Paris, 16 novembre 2023 – Qui a aidé les grandes entreprises de l’industrie fossile à lever des milliards d’euros en 2023 grâce à l’émission d’obligations ? C’est ce que révèle Reclaim Finance dans un nouveau briefing qui identifie les banques et investisseurs derrière les 5 pires transactions de l’année (1). Des obligations d’une valeur totale de US$12 milliards permises notamment grace au soutien de BNP Paribas, Crédit Agricole, Société Générale ou BPCE/Natixis. Le briefing met en lumière le paradis financier que constitue le marché obligataire pour les entreprises développant de nouveaux projets fossiles (2). Reclaim Finance appelle les banques et investisseurs à restreindre immédiatement leurs soutiens à ces entreprises, notamment à travers les obligations qui leur permettent de financer l’expansion fossile.

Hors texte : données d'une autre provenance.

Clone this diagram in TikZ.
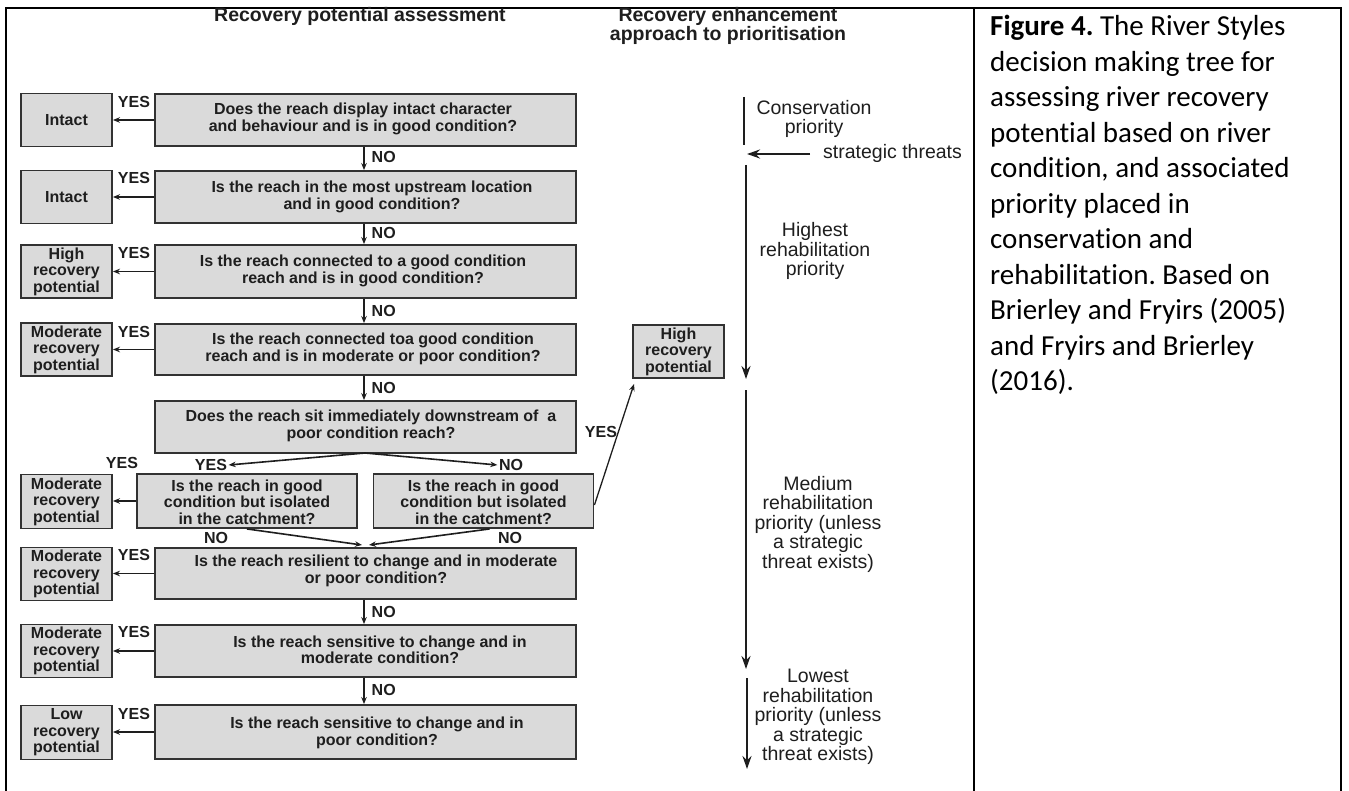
\documentclass[tikz,border=0pt]{standalone}
\usepackage{fontspec}
\setmainfont{Liberation Sans}
\newfontfamily\capfont[Ligatures=NoCommon]{Carlito}
\usetikzlibrary{arrows.meta}
\definecolor{boxfill}{RGB}{218,218,218}
\definecolor{boxline}{RGB}{50,50,50}
\definecolor{ink}{RGB}{30,30,30}
\frenchspacing
\begin{document}
\begin{tikzpicture}[x=1pt,y=-1pt,
  box/.style={draw=boxline, line width=1.9pt, fill=boxfill, inner sep=0pt},
  qbox/.style={box, minimum width=421pt, minimum height=52pt},
  sbox/.style={box, minimum width=220pt, minimum height=54pt},
  obox/.style={box, minimum width=91pt, minimum height=53pt, align=center, font=\bfseries\fontsize{16}{16.5}\selectfont, text=ink},
  qtext/.style={align=center, font=\bfseries\fontsize{16}{16.5}\selectfont, text=ink, inner sep=0pt},
  lbl/.style={font=\bfseries\fontsize{16}{16}\selectfont, text=ink, inner sep=1.5pt},
  arr/.style={draw=ink, line width=1.6pt, -{Stealth[length=7pt,width=5.5pt]}},
  bigarr/.style={draw=ink, line width=2.4pt, -{Stealth[length=13pt,width=9pt]}},
  side/.style={align=center, font=\fontsize{19.5}{19.5}\selectfont, text=ink, inner sep=0pt},
  hdr/.style={align=center, font=\bfseries\fontsize{19.5}{18.5}\selectfont, text=ink, inner sep=0pt},
  frameline/.style={draw=black, line width=2pt}
]
\useasboundingbox (0,0) rectangle (1349,791);
\fill[white] (0,0) rectangle (1349,791);

% table frame
\coordinate (tl) at (6,8);
\coordinate (tr) at (1341,8);
\coordinate (bl) at (6,791);
\coordinate (br) at (1341,791);
\coordinate (dt) at (974,8);
\coordinate (db) at (974,791);
\draw[frameline] (bl) -- (tl) -- (tr) -- (br);
\draw[frameline] (dt) -- (db);

% headers
\node[hdr] (h1) at (360,16) {Recovery potential assessment};
\node[hdr] (h2) at (728,26) {Recovery enhancement\\approach to prioritisation};

% question boxes
\node[qbox] (q1) at (365.5,120) {};
\node[qtext] (q1t) at (363,119) {Does the reach display intact character\\and behaviour and is in good condition?};
\node[qbox] (q2) at (365.5,197) {};
\node[qtext] (q2t) at (372,197) {Is the reach in the most upstream location\\and in good condition?};
\node[qbox, minimum height=53pt] (q3) at (365.5,271.5) {};
\node[qtext] (q3t) at (363,271) {Is the reach connected to a good condition\\reach and is in good condition?};
\node[qbox, minimum height=51pt] (q4) at (365.5,349.5) {};
\node[qtext] (q4t) at (373,349) {Is the reach connected toa good condition\\reach and is in moderate or poor condition?};
\node[qbox] (q5) at (365.5,427) {};
\node[qtext] (q5t) at (371,426) {Does the reach sit immediately downstream of\ \ a\\poor condition reach?};
\node[sbox] (q6a) at (247,501) {};
\node[qtext] (q6at) at (247,502) {Is the reach in good\\condition but isolated\\in the catchment?};
\node[sbox] (q6b) at (483.5,501) {};
\node[qtext] (q6bt) at (483.5,502) {Is the reach in good\\condition but isolated\\in the catchment?};
\node[qbox, minimum height=51pt] (q7) at (365.5,573.5) {};
\node[qtext] (q7t) at (376,571) {Is the reach resilient to change and in moderate\\or poor condition?};
\node[qbox] (q8) at (365.5,651) {};
\node[qtext] (q8t) at (380,650) {Is the reach sensitive to change and in\\moderate condition?};
\node[qbox, minimum height=54pt] (q9) at (365.5,732) {};
\node[qtext] (q9t) at (377,733) {Is the reach sensitive to change and in\\poor condition?};

% outcome boxes
\node[obox] (o1) at (66.5,120) {Intact};
\node[obox] (o2) at (66.5,197) {Intact};
\node[obox] (o3) at (66.5,271.5) {High\\recovery\\potential};
\node[obox] (o4) at (66.5,349.5) {Moderate\\recovery\\potential};
\node[obox, minimum height=54pt] (o6) at (66.5,501.5) {Moderate\\recovery\\potential};
\node[obox] (o7) at (66.5,574) {Moderate\\recovery\\potential};
\node[obox] (o8) at (66.5,651) {Moderate\\recovery\\potential};
\node[obox, minimum height=54pt] (o9) at (66.5,732.5) {Low\\recovery\\potential};
\node[obox] (hrp) at (678.5,351.5) {High\\recovery\\potential};

% YES arrows to the left
\draw[arr] (q1.west) -- (o1.east);
\draw[arr] (q2.west) -- (o2.east);
\draw[arr] (q3.west) -- (o3.east);
\draw[arr] (q4.west) -- (o4.east);
\draw[arr] (q6a.west) -- (q6a.west -| o6.east);
\draw[arr] (q7.west) -- (q7.west -| o7.east);
\draw[arr] (q8.west) -- (o8.east);
\draw[arr] (q9.west) -- (q9.west -| o9.east);

\node[lbl] (y1) at (134,102) {YES};
\node[lbl] (y2) at (134,178) {YES};
\node[lbl] (y3) at (134,253) {YES};
\node[lbl] (y4) at (134,332) {YES};
\node[lbl] (y6) at (122,463) {YES};
\node[lbl] (y7) at (134,555) {YES};
\node[lbl] (y8) at (134,632) {YES};
\node[lbl] (y9) at (134,714) {YES};

% NO arrows downward
\coordinate (nox) at (364,0);
\draw[arr] (q1.south -| nox) -- (q2.north -| nox);
\draw[arr] (q2.south -| nox) -- (q3.north -| nox);
\draw[arr] (q3.south -| nox) -- (q4.north -| nox);
\draw[arr] (q4.south -| nox) -- (q5.north -| nox);
\draw[arr] (q7.south -| nox) -- (q8.north -| nox);
\draw[arr] (q8.south -| nox) -- (q9.north -| nox);
\node[lbl, anchor=west] (n1) at (370,157) {NO};
\node[lbl, anchor=west] (n2) at (370,233) {NO};
\node[lbl, anchor=west] (n3) at (370,311) {NO};
\node[lbl, anchor=west] (n4) at (370,388) {NO};
\node[lbl, anchor=west] (n7) at (370,612) {NO};
\node[lbl, anchor=west] (n8) at (370,690) {NO};

% split below q5
\coordinate (split) at (365,453);
\node[lbl] (sy) at (211,465) {YES};
\node[lbl] (sn) at (511,465) {NO};
\draw[arr] (split) -- (sy.east);
\draw[arr] (split) -- (sn.west);

% merge into q7
\coordinate (mL) at (362,545);
\coordinate (mR) at (369,545);
\draw[arr] (q6a.south) -- (mL);
\draw[arr] ([xshift=6pt]q6b.south) -- (mR);
\node[lbl] (nL) at (216,538) {NO};
\node[lbl] (nR) at (510,538) {NO};

% YES to high recovery potential
\node[lbl] (yr) at (601,432) {YES};
\draw[draw=ink, line width=1.3pt, -{Stealth[length=7pt,width=5.5pt]}] ([yshift=-4pt]q6b.east) -- ([shift={(2,5)}]hrp.south west);

% right panel
\coordinate (c1) at (744,97);
\coordinate (c2) at (744,145);
\draw[draw=ink, line width=2.6pt] (c1) -- (c2);
\node[side, font=\fontsize{19.5}{18.5}\selectfont] (cons) at (814,119) {Conservation\\priority};
\coordinate (st1) at (810,154);
\coordinate (st2) at (747,154);
\draw[bigarr] (st1) -- (st2);
\node[side, anchor=west] (strat) at (823,153) {strategic threats};

\coordinate (a1) at (746,165);
\coordinate (a2) at (746,379);
\draw[bigarr] (a1) -- (a2);
\node[side] (high) at (815,251) {Highest\\rehabilitation\\priority};

\coordinate (b1) at (746,390);
\coordinate (b2) at (746,669);
\draw[bigarr] (b1) -- (b2);
\node[side] (med) at (818,524) {Medium\\rehabilitation\\priority (unless\\a strategic\\threat exists)};

\coordinate (l1) at (747,678);
\coordinate (l2) at (747,769);
\draw[bigarr] (l1) -- (l2);
\node[side] (low) at (818,717) {Lowest\\rehabilitation\\priority (unless\\a strategic\\threat exists)};

% caption
\node[anchor=north west, inner sep=0pt, align=left, font=\capfont\fontsize{29}{35.5}\selectfont, text=black] (cap) at (990,15)
{\textbf{Figure 4.} The River Styles\\decision making tree for\\assessing river recovery\\potential based on river\\condition, and associated\\priority placed in\\conservation and\\rehabilitation. Based on\\Brierley and Fryirs (2005)\\and Fryirs and Brierley\\(2016).};
\end{tikzpicture}
\end{document}
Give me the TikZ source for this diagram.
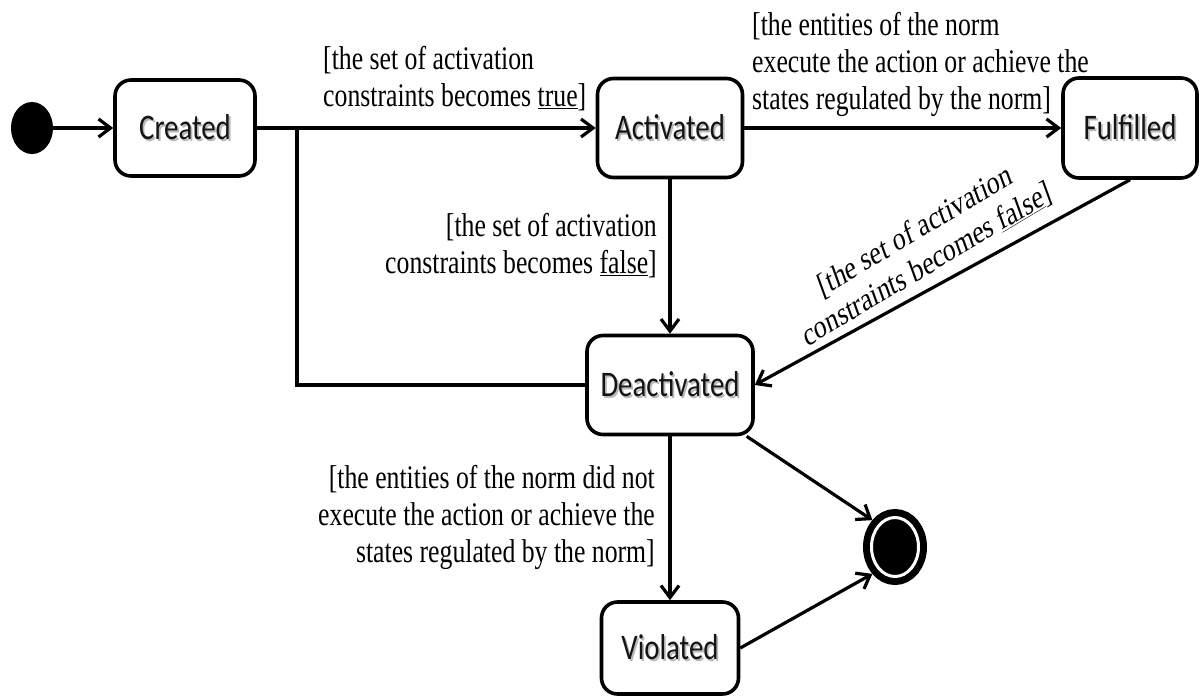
\documentclass[tikz,border=0pt]{standalone}
\usepackage{graphicx}
\usepackage{fontspec}
\setmainfont{Liberation Serif}
\newfontfamily\statefont{Carlito}
\usetikzlibrary{arrows.meta,shapes.geometric}

% guard text: serif, slightly condensed, one column with the given alignment
\newcommand{\guardtext}[2]{%
  \scalebox{0.78}[1]{\fontsize{33}{37}\selectfont
    \begin{tabular}[t]{@{}#1@{}}#2\end{tabular}}}
% state name with a soft grey drop shadow
\newcommand{\statelabel}[1]{%
  \scalebox{0.8}[1]{\fontsize{36}{42}\selectfont\statefont
    \makebox[0pt][l]{\hspace{2.2pt}\raisebox{-2.2pt}{\color{black!28}#1}}%
    \color{black!92}#1}}

\begin{document}
\begin{tikzpicture}[x=1pt,y=-1pt,
  state/.style={draw=black, line width=3.6pt, rounded corners=16pt,
    fill=white, inner sep=0pt, align=center},
  flow/.style={line width=3.2pt, -{Straight Barb[length=12pt,width=18pt]}},
  plain/.style={line width=3.2pt},
  guard/.style={inner sep=0pt},
  initial/.style={ellipse, fill=black, minimum width=42pt,
    minimum height=52pt, inner sep=0pt},
  final/.style={ellipse, draw=black, fill=black, line width=7pt,
    double=white, double distance=3pt, minimum width=47pt,
    minimum height=59pt, inner sep=0pt, outer sep=8.5pt}]

\fill[white] (0,0) rectangle (1202,696);
\useasboundingbox (0,0) rectangle (1202,696);

% states
\node[initial] (init) at (32,128) {};
\node[state, minimum width=140pt, minimum height=96pt] (created) at (185,128) {\statelabel{Created}};
\node[state, minimum width=145pt, minimum height=99pt] (activated) at (670,128) {\statelabel{Activated}};
\node[state, minimum width=134pt, minimum height=100pt] (fulfilled) at (1130,128) {\statelabel{Fulfilled}};
\node[state, minimum width=166pt, minimum height=99pt] (deactivated) at (670,385) {\statelabel{Deactivated}};
\node[state, minimum width=137pt, minimum height=92pt] (violated) at (670,648) {\statelabel{Violated}};
\node[final] (final) at (895,547) {};

% transitions
\draw[flow] (init) -- (created);
\draw[flow] (created) -- (activated);
\coordinate (split) at (297,128);
\draw[plain] (split) |- (deactivated.west);
\draw[flow] (activated) -- (fulfilled);
\draw[flow] (activated) -- (deactivated);
\draw[flow] (fulfilled.south) -- (deactivated.east);
\draw[flow] (deactivated) -- (violated);
\draw[flow] (deactivated) -- (final.north west);
\draw[flow] (violated.east) -- (final.south west);

% guards
\node[guard, anchor=base west] (gtrue) at (323,69)
  {\guardtext{l}{[the set of activation\\constraints becomes \underline{true}]}};
\node[guard, anchor=base west] (gdone) at (752,35)
  {\guardtext{l}{[the entities of the norm\\execute the action or achieve the\\states regulated by the norm]}};
\node[guard, anchor=base east] (gfalse) at (657,236)
  {\guardtext{r}{[the set of activation\\constraints becomes \underline{false}]}};
\node[guard, anchor=base east] (gmiss) at (655,488)
  {\guardtext{r}{[the entities of the norm did not\\execute the action or achieve the\\states regulated by the norm]}};
\node[guard] (gfalse2) at (922,250)
  {\scalebox{0.78}[1]{\rotatebox{25}{\fontsize{33}{37}\selectfont
    \begin{tabular}{@{}c@{}}[the set of activation\\constraints becomes \underline{false}]\end{tabular}}}};
\end{tikzpicture}
\end{document}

Cinq obligations – les plus importantes de 2023 – ont été passées à la loupe dans ce nouveau rapport. Elles ont été émises par des entreprises à l’avant-garde de l’expansion fossile : BP, Conoco Phillips, Duke Energy, Eni et Greensaif Pipelines Bidco (3). Cette nouvelle analyse montre que les grandes banques et les investisseurs américains, européens et asiatiques participent toujours au financement de nouveaux projets d’énergies fossiles en profitant d’un marché obligataire opaque (4).
Alors que les banques rendent rarement compte de leur participation à l’émission d’obligations, se cachant derrière un rôle d’intermédiaire (5), le briefing révèle que BNP Paribas, Société Générale et Crédit Agricole se retrouvent chacune derrière deux de ces cinq transactions massives et BCPE/Natixis derrière l’une d’entre elles. Ces banques ont notamment facilité l’émission en février d’une obligation d’une valeur de US$3 milliards pour GreenSaif Pipelines, structure liée au géant pétro-gazier Saudi Aramco (6).
Parmi les investisseurs ayant acheté certaines de ces obligations massives, on retrouve les français BNP Paribas, BPCE/Natixis, et Crédit Agricole, qui ont également des activités de gestion d’actifs (7). BNP Paribas et Crédit Agricole ont notamment investi dans l’obligation d’une valeur de US$2,12 milliards émise par l’entreprise italienne Eni, dont la stratégie climat est loin d’être alignée avec l’objectif de limiter le réchauffement à 1,5°C (8). Plus préoccupant encore : cette obligation est catégorisée en partie comme une obligation «sustainability-linked», une obligation liée à des objectifs de développement durable, alors même qu’Eni est l’un des plus gros développeurs européens (9).
Le marché des obligations est devenue une porte dérobée pour les développeurs d’énergies fossiles à la recherche de liquidités. Banques et investisseurs ferment les yeux sur les activités financées par les nouvelles obligations, alors que ces obligations sont les vaches à lait cachées du financement de nouveaux projets d’énergies fossiles qui nous enferment dans des émissions de carbone toujours plus importantes.
Lara Cuvelier, chargée de campagne Investissements soutenables chez Reclaim Finance
De telles nouvelles transactions toxiques sont totalement anachroniques en 2023, alors que les dérèglements climatiques provoquent déjà chaque jour des impacts dramatiques et irréversibles. La politique et les pratiques de BNP Paribas sont criantes en la matière. La première banque française fait mine de reconnaître cet enjeu urgent de l’expansion en actant la fin de ses financements directs aux projets pétro-gaziers. Mais il est temps qu’elle s’attèle au véritable cœur du problème : ses soutiens massifs et continus aux entreprises qui les portent.
Lorette Philippot, chargée de campagne Finance privée aux Amis de la Terre France
Pourtant, la majorité des banques et investisseurs identifiés derrières les pires obligations d’énergies fossiles en 2023 s’est engagée à atteindre la neutralité carbone d’ici 2050 en limitant le réchauffement à 1,5°C. L’Agence internationale de l’énergie a récemment confirmé prévoir la fin de nouveaux projets fossiles dans son scénario Net Zero Emissions visant cet objectif climatique.
Reclaim Finance appelle les banques et les investisseurs à mettre en place des politiques sectorielles solides qui limitent leur soutien aux entreprises du secteur des énergies fossiles, en commençant par ne plus participer à l’émission d’obligations, dédiées à des projets ou non, pour des entreprises développant de nouveaux projets fossiles.